In a recent op-ed piece in the New York Times written by Elizabeth Warren, the Democratic Senator from Massachusetts, entitled “One Way to Rebuild Our Institutions,” she speaks the plain truth, and in so doing, shows us why many Americans are ready for a big change, and also why Bernie Sanders is attracting so much excitement.
She basically says the same thing that I said in my article “The Case for a Quantum Revolution: Flint, Michigan, American Fascism, and Domestic Terrorism.” And that is, corporate criminals need to go to jail when they do things that harm the greater good.
As Senator Warren said, “I just released a report examining 20 of the worst federal enforcement failures in 2015. Its conclusion: “Corporate criminals routinely escape meaningful prosecution for their misconduct.
“In a single year, in case after case, across many sectors of the economy, federal agencies caught big companies breaking the law — defrauding taxpayers, covering up deadly safety problems, even precipitating the financial collapse in 2008 — and let them off the hook with barely a slap on the wrist. Often, companies paid meager fines, which some will try to write off as a tax deduction.

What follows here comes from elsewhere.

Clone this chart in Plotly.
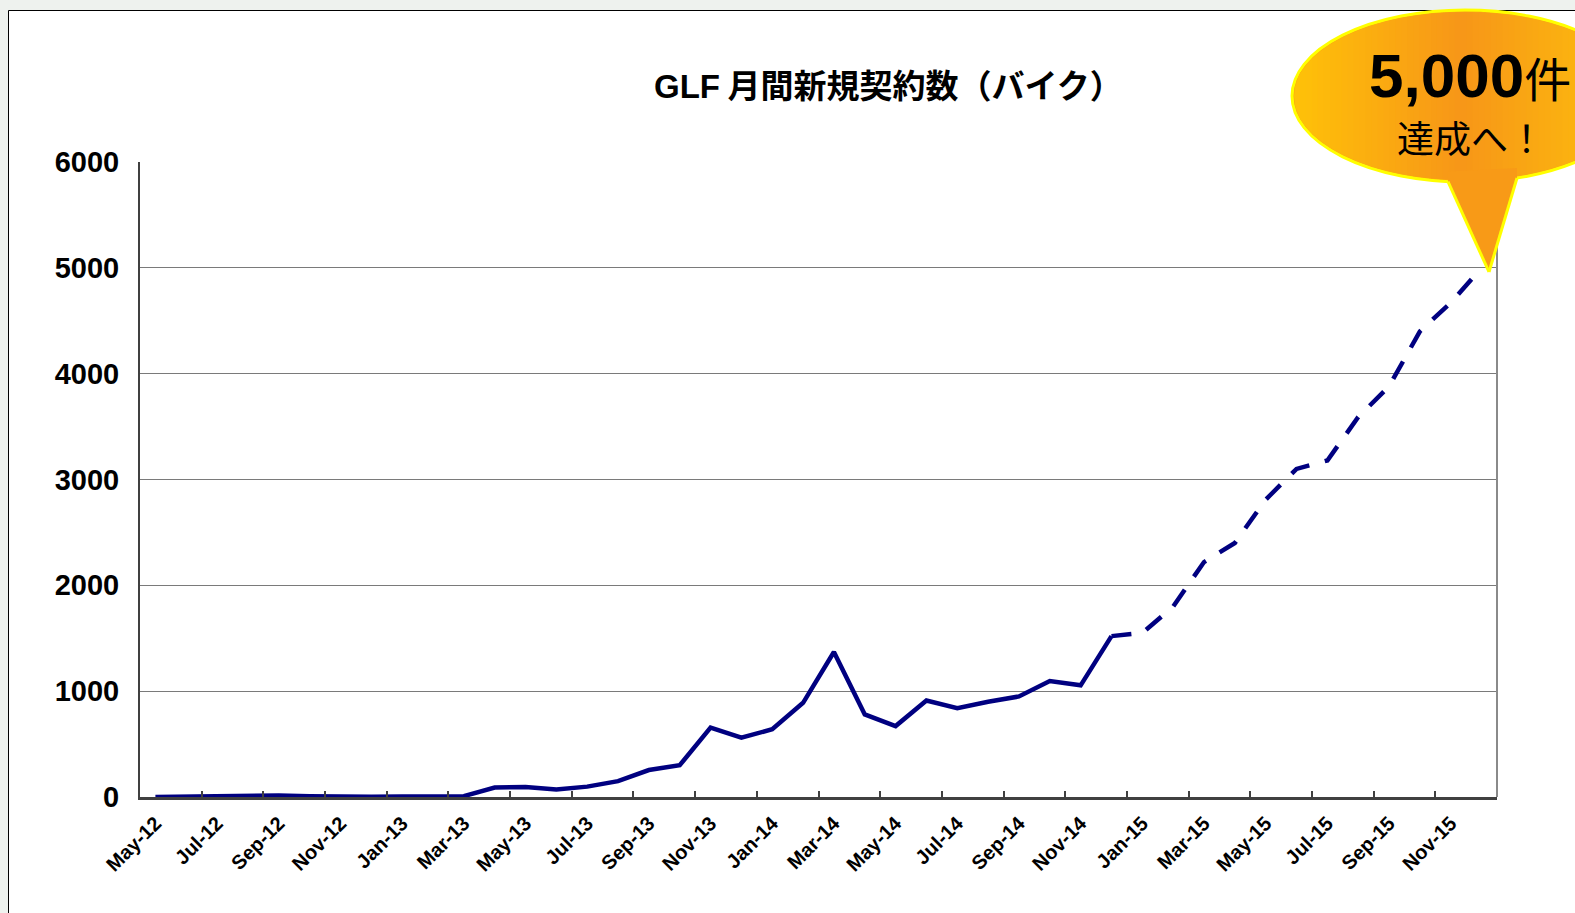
import plotly.graph_objects as go

# ---------------- data ----------------
months = [
    "May-12", "Jun-12", "Jul-12", "Aug-12", "Sep-12", "Oct-12", "Nov-12", "Dec-12",
    "Jan-13", "Feb-13", "Mar-13", "Apr-13", "May-13", "Jun-13", "Jul-13", "Aug-13",
    "Sep-13", "Oct-13", "Nov-13", "Dec-13", "Jan-14", "Feb-14", "Mar-14", "Apr-14",
    "May-14", "Jun-14", "Jul-14", "Aug-14", "Sep-14", "Oct-14", "Nov-14", "Dec-14",
    "Jan-15", "Feb-15", "Mar-15", "Apr-15", "May-15", "Jun-15", "Jul-15", "Aug-15",
    "Sep-15", "Oct-15", "Nov-15", "Dec-15",
]
# actual contracts May-12 .. Dec-14 (solid line)
actual = [0, 5, 5, 5, 15, 8, 3, 3, 5, 8, 8, 90, 95, 72, 98, 150,
          255, 300, 655, 560, 640, 890, 1370, 780, 670, 912, 840, 900, 950, 1095, 1055, 1520]
# plan Dec-14 .. Dec-15 (dashed line)
forecast = [1520, 1550, 1800, 2220, 2400, 2810, 3100, 3180, 3590, 3880, 4400, 4670, 5000]
y_ticks = [0, 1000, 2000, 3000, 4000, 5000, 6000]

title_latin = "GLF"
title_jp = "月間新規契約数（バイク）"
callout_big = "5,000"
callout_unit = "件"
callout_line2 = "達成へ！"

# ---------------- layout geometry ----------------
W, H = 1575, 913
L, R, T, B = 140, 78, 162, 116
PW, PH = W - L - R, H - T - B


def px(x):
    return (x - L) / PW


def py(y):
    return (H - B - y) / PH


NAVY = "#000080"
FONT = "Liberation Sans, Arial, Noto Sans CJK JP, sans-serif"
JFONT = "Noto Sans CJK JP, sans-serif"

fig = go.Figure()
n_act = len(actual)
fig.add_trace(go.Scatter(
    x=months[:n_act], y=actual, mode="lines",
    line=dict(color=NAVY, width=4.5), hoverinfo="skip", showlegend=False,
))
fig.add_trace(go.Scatter(
    x=months[n_act - 1:n_act - 1 + len(forecast)], y=forecast, mode="lines",
    line=dict(color=NAVY, width=4.5, dash="20px,16px"), hoverinfo="skip", showlegend=False,
))

shapes = []
# outer frame
shapes.append(dict(type="rect", xref="paper", yref="paper", layer="below",
                   x0=px(8.5), x1=px(1600), y0=py(10.5), y1=py(940),
                   line=dict(color="black", width=1), fillcolor="white"))
# right border of plot area
shapes.append(dict(type="line", xref="paper", yref="paper", layer="above",
                   x0=1, x1=1, y0=0, y1=1, line=dict(color="#8a8a8a", width=2)))

# ---- callout (ellipse + tail) ----
cx, cy, a, b = 1465.0, 96.0, 173.0, 86.0
c_left = (255, 194, 8)
c_mid = (247, 150, 24)
c_right = (251, 178, 16)


def grad(x):
    if x <= 1462:
        t = max(0.0, min(1.0, (x - (cx - a)) / (1462 - (cx - a))))
        c0, c1 = c_left, c_mid
    else:
        t = max(0.0, min(1.0, (x - 1462) / (1575 - 1462)))
        c0, c1 = c_mid, c_right
    return "rgb(%d,%d,%d)" % tuple(round(c0[i] + (c1[i] - c0[i]) * t) for i in range(3))


shapes.append(dict(type="circle", xref="paper", yref="paper", layer="above",
                   x0=px(cx - a), x1=px(cx + a), y0=py(cy + b), y1=py(cy - b),
                   line=dict(color="#FFFF00", width=3), fillcolor=grad(1400)))
# gradient strips inside the ellipse
ai, bi = a - 2.0, b - 2.0
nstr = 48
x_start, x_end = cx - ai, min(cx + ai, 1580)
for k in range(nstr):
    xa = x_start + (x_end - x_start) * k / nstr
    xb = x_start + (x_end - x_start) * (k + 1) / nstr + 0.8
    xb = min(xb, cx + ai)
    pts_top, pts_bot = [], []
    steps = 6
    for s in range(steps + 1):
        xx = xa + (xb - xa) * s / steps
        u = max(0.0, 1 - ((xx - cx) / ai) ** 2)
        h = bi * u ** 0.5
        pts_top.append((xx, cy - h))
        pts_bot.append((xx, cy + h))
    poly = pts_top + pts_bot[::-1]
    path = "M " + " L ".join("%.5f,%.5f" % (px(p[0]), py(p[1])) for p in poly) + " Z"
    shapes.append(dict(type="path", xref="paper", yref="paper", layer="above",
                       path=path, fillcolor=grad((xa + xb) / 2), line=dict(width=0)))

# tail
tl, tr, tip = 1448.0, 1517.0, (1489.0, 272.0)


def ell_bottom(x):
    return cy + b * max(0.0, 1 - ((x - cx) / a) ** 2) ** 0.5


tail_pts = [(tl, ell_bottom(tl) - 10), (tl, ell_bottom(tl)), tip, (tr, ell_bottom(tr)), (tr, ell_bottom(tr) - 10)]
tail_path = "M " + " L ".join("%.5f,%.5f" % (px(p[0]), py(p[1])) for p in tail_pts) + " Z"
shapes.append(dict(type="path", xref="paper", yref="paper", layer="above",
                   path=tail_path, fillcolor=grad(1478), line=dict(width=0)))
for (x0, y0) in [(tl, ell_bottom(tl)), (tr, ell_bottom(tr))]:
    shapes.append(dict(type="line", xref="paper", yref="paper", layer="above",
                       x0=px(x0), y0=py(y0), x1=px(tip[0]), y1=py(tip[1]),
                       line=dict(color="#FFFF00", width=3)))

annotations = [
    dict(xref="paper", yref="paper", x=px(888), y=py(84), xanchor="center", yanchor="middle",
         text="<b><span style='font-family:Liberation Sans'>" + title_latin + "</span> "
              + title_jp + "</b>", showarrow=False,
         font=dict(family=JFONT, size=33, color="black")),
    dict(xref="paper", yref="paper", x=px(1367), y=py(76), xanchor="left", yanchor="middle",
         text="<b>" + callout_big + "</b><span style='font-size:47px'>" + callout_unit + "</span>",
         showarrow=False, font=dict(family=FONT, size=62, color="black")),
    dict(xref="paper", yref="paper", x=px(1471), y=py(137), xanchor="center", yanchor="middle",
         text=callout_line2, showarrow=False,
         font=dict(family=JFONT, size=37, color="black")),
]

fig.update_layout(
    width=W, height=H,
    margin=dict(l=L, r=R, t=T, b=B, pad=0),
    paper_bgcolor="#eef2ee",
    plot_bgcolor="rgba(0,0,0,0)",
    shapes=shapes,
    annotations=annotations,
    showlegend=False,
    xaxis=dict(
        type="category", categoryorder="array", categoryarray=months,
        range=[-0.5, len(months) - 0.5],
        tickmode="linear", tick0=0, dtick=2, tickson="boundaries",
        ticks="inside", ticklen=6, tickwidth=1.5, tickcolor="#404040",
        tickangle=-45, ticklabelstandoff=4,
        tickfont=dict(family=FONT, size=20, color="black", weight="bold"),
        showgrid=False, showline=True, linecolor="#404040", linewidth=2.5,
        zeroline=False, fixedrange=True,
    ),
    yaxis=dict(
        range=[0, 6000], tickmode="array", tickvals=y_ticks,
        ticktext=[str(v) for v in y_ticks],
        ticks="", ticklabelstandoff=13,
        tickfont=dict(family=FONT, size=29, color="black", weight="bold"),
        showgrid=True, gridcolor="#7a7a7a", gridwidth=1.3,
        showline=True, linecolor="#404040", linewidth=2,
        zeroline=False, fixedrange=True,
    ),
)

fig.write_html("out.html", post_script="document.body.style.margin='0';",
               config={"displayModeBar": False})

“The failure to adequately punish big corporations or their executives when they break the law undermines the foundations of this great country. Justice cannot mean a prison sentence for a teenager who steals a car, but nothing more than a sideways glance at a C.E.O. who quietly engineers the theft of billions of dollars.”
Are we any better than the situation in Victor Hugo’s classic book Les Miserables, where the main character, Jean Valjean, was sentenced to 19 years in prison for stealing bread for his starving sister and her family? Meanwhile, people who commit greater crimes are given a slap on the wrist at best.
If CEO’s and top executives can get away with crimes that can cost hundreds of millions or billions of dollars and can harm large segments of the population, what does that say about a just society? And what does that tell these corporate criminals? They see there is no disincentive to act the way they do, and so they keep doing it.
This also explains the popularity of Senator Bernie Sanders, as he runs for President of the U.S. The first presidential primary for the 2016 election was just held in Iowa, and Bernie and Hillary Clinton ended up in a dead heat. Many people are excited by Bernie’s message, which is the same message that Elizabeth Warren is espousing: our system is crooked and it needs a major fix.